* Directions *
Transcribe all of the material below word for word and leave out its pictures.

* Data excerpt *

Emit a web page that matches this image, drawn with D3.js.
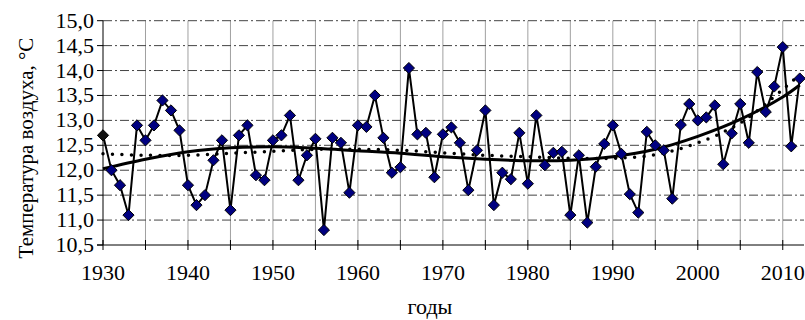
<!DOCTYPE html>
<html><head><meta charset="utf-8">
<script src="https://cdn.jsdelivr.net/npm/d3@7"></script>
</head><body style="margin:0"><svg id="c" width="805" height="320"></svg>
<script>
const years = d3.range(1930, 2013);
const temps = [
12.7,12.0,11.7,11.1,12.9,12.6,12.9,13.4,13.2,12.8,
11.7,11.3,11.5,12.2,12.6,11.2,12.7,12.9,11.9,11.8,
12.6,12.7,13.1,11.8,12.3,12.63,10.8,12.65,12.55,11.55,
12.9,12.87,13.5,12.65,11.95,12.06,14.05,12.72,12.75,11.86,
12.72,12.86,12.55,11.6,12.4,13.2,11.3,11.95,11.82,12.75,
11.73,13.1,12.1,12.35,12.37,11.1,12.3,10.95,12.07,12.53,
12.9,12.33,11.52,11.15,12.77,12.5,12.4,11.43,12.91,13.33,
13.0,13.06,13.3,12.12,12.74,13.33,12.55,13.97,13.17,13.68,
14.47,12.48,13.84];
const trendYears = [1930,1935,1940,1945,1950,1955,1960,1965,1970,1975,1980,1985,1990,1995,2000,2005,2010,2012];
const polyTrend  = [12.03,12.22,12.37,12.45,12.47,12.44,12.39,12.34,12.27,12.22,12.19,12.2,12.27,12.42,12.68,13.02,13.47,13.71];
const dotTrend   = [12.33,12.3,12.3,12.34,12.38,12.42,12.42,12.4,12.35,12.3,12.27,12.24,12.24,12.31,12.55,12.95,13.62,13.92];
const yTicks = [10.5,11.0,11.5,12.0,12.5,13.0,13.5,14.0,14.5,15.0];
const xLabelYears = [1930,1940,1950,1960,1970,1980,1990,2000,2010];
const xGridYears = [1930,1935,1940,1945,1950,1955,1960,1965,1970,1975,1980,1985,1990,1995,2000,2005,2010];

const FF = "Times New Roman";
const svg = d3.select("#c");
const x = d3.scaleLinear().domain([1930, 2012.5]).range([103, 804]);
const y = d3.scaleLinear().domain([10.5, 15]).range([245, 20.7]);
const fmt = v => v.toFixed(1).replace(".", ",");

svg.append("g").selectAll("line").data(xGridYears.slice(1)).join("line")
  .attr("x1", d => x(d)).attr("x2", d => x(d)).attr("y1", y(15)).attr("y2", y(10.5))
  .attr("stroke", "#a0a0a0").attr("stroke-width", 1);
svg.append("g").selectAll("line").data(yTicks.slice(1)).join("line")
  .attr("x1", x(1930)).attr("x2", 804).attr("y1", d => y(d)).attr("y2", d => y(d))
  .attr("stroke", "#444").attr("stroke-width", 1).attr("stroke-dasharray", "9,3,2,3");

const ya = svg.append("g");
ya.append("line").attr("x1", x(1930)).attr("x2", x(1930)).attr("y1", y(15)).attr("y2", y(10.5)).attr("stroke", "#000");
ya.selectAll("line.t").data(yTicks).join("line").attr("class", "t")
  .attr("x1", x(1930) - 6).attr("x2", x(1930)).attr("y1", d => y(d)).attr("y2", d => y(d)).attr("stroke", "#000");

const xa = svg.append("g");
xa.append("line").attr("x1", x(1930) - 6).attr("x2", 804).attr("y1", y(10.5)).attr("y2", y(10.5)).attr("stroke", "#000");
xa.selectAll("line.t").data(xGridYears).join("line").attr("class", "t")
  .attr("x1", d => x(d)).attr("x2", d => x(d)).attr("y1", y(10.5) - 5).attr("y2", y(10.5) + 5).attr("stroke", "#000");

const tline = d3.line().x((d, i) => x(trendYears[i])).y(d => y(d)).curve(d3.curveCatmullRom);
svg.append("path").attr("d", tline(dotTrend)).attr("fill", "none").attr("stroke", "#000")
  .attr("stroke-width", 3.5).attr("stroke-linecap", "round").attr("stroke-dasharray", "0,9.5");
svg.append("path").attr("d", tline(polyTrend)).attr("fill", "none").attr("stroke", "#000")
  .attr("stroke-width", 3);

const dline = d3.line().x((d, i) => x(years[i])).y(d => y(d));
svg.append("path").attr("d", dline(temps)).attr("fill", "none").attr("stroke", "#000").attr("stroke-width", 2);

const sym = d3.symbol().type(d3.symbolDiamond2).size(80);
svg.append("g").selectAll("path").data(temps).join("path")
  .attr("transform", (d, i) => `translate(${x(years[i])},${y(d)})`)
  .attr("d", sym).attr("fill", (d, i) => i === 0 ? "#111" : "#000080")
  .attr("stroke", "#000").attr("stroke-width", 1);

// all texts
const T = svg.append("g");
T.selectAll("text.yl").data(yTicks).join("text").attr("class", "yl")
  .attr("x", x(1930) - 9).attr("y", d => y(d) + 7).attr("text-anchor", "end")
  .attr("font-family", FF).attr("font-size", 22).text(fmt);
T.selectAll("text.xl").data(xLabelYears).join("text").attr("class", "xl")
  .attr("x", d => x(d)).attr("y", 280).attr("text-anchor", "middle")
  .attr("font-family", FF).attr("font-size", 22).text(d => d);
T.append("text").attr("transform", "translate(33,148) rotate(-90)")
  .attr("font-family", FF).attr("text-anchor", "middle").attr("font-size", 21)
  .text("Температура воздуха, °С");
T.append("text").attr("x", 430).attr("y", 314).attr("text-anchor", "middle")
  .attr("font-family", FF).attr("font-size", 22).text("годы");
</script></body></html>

* Right answer *
Emit a web page that matches this image, drawn with D3.js.
<!DOCTYPE html>
<html><head><meta charset="utf-8">
<script src="https://cdn.jsdelivr.net/npm/d3@7"></script>
</head><body style="margin:0"><svg id="c" width="805" height="320"></svg>
<script>
const years = d3.range(1930, 2013);
const temps = [
12.7,12.0,11.7,11.1,12.9,12.6,12.9,13.4,13.2,12.8,
11.7,11.3,11.5,12.2,12.6,11.2,12.7,12.9,11.9,11.8,
12.6,12.7,13.1,11.8,12.3,12.63,10.8,12.65,12.55,11.55,
12.9,12.87,13.5,12.65,11.95,12.06,14.05,12.72,12.75,11.86,
12.72,12.86,12.55,11.6,12.4,13.2,11.3,11.95,11.82,12.75,
11.73,13.1,12.1,12.35,12.37,11.1,12.3,10.95,12.07,12.53,
12.9,12.33,11.52,11.15,12.77,12.5,12.4,11.43,12.91,13.33,
13.0,13.06,13.3,12.12,12.74,13.33,12.55,13.97,13.17,13.68,
14.47,12.48,13.84];
const trendYears = [1930,1935,1940,1945,1950,1955,1960,1965,1970,1975,1980,1985,1990,1995,2000,2005,2010,2012];
const polyTrend  = [12.03,12.22,12.37,12.45,12.47,12.44,12.39,12.34,12.27,12.22,12.19,12.2,12.27,12.42,12.68,13.02,13.47,13.71];
const dotTrend   = [12.33,12.3,12.3,12.34,12.38,12.42,12.42,12.4,12.35,12.3,12.27,12.24,12.24,12.31,12.55,12.95,13.62,13.92];
const yTicks = [10.5,11.0,11.5,12.0,12.5,13.0,13.5,14.0,14.5,15.0];
const xLabelYears = [1930,1940,1950,1960,1970,1980,1990,2000,2010];
const xGridYears = [1930,1935,1940,1945,1950,1955,1960,1965,1970,1975,1980,1985,1990,1995,2000,2005,2010];

const FF = "Times New Roman";
const svg = d3.select("#c");
const x = d3.scaleLinear().domain([1930, 2012.5]).range([103, 804]);
const y = d3.scaleLinear().domain([10.5, 15]).range([245, 20.7]);
const fmt = v => v.toFixed(1).replace(".", ",");

svg.append("g").selectAll("line").data(xGridYears.slice(1)).join("line")
  .attr("x1", d => x(d)).attr("x2", d => x(d)).attr("y1", y(15)).attr("y2", y(10.5))
  .attr("stroke", "#a0a0a0").attr("stroke-width", 1);
svg.append("g").selectAll("line").data(yTicks.slice(1)).join("line")
  .attr("x1", x(1930)).attr("x2", 804).attr("y1", d => y(d)).attr("y2", d => y(d))
  .attr("stroke", "#444").attr("stroke-width", 1).attr("stroke-dasharray", "9,3,2,3");

const ya = svg.append("g");
ya.append("line").attr("x1", x(1930)).attr("x2", x(1930)).attr("y1", y(15)).attr("y2", y(10.5)).attr("stroke", "#000");
ya.selectAll("line.t").data(yTicks).join("line").attr("class", "t")
  .attr("x1", x(1930) - 6).attr("x2", x(1930)).attr("y1", d => y(d)).attr("y2", d => y(d)).attr("stroke", "#000");

const xa = svg.append("g");
xa.append("line").attr("x1", x(1930) - 6).attr("x2", 804).attr("y1", y(10.5)).attr("y2", y(10.5)).attr("stroke", "#000");
xa.selectAll("line.t").data(xGridYears).join("line").attr("class", "t")
  .attr("x1", d => x(d)).attr("x2", d => x(d)).attr("y1", y(10.5) - 5).attr("y2", y(10.5) + 5).attr("stroke", "#000");

const tline = d3.line().x((d, i) => x(trendYears[i])).y(d => y(d)).curve(d3.curveCatmullRom);
svg.append("path").attr("d", tline(dotTrend)).attr("fill", "none").attr("stroke", "#000")
  .attr("stroke-width", 3.5).attr("stroke-linecap", "round").attr("stroke-dasharray", "0,9.5");
svg.append("path").attr("d", tline(polyTrend)).attr("fill", "none").attr("stroke", "#000")
  .attr("stroke-width", 3);

const dline = d3.line().x((d, i) => x(years[i])).y(d => y(d));
svg.append("path").attr("d", dline(temps)).attr("fill", "none").attr("stroke", "#000").attr("stroke-width", 2);

const sym = d3.symbol().type(d3.symbolDiamond2).size(80);
svg.append("g").selectAll("path").data(temps).join("path")
  .attr("transform", (d, i) => `translate(${x(years[i])},${y(d)})`)
  .attr("d", sym).attr("fill", (d, i) => i === 0 ? "#111" : "#000080")
  .attr("stroke", "#000").attr("stroke-width", 1);

// all texts
const T = svg.append("g");
T.selectAll("text.yl").data(yTicks).join("text").attr("class", "yl")
  .attr("x", x(1930) - 9).attr("y", d => y(d) + 7).attr("text-anchor", "end")
  .attr("font-family", FF).attr("font-size", 22).text(fmt);
T.selectAll("text.xl").data(xLabelYears).join("text").attr("class", "xl")
  .attr("x", d => x(d)).attr("y", 280).attr("text-anchor", "middle")
  .attr("font-family", FF).attr("font-size", 22).text(d => d);
T.append("text").attr("transform", "translate(33,148) rotate(-90)")
  .attr("font-family", FF).attr("text-anchor", "middle").attr("font-size", 21)
  .text("Температура воздуха, °С");
T.append("text").attr("x", 430).attr("y", 314).attr("text-anchor", "middle")
  .attr("font-family", FF).attr("font-size", 22).text("годы");
</script></body></html>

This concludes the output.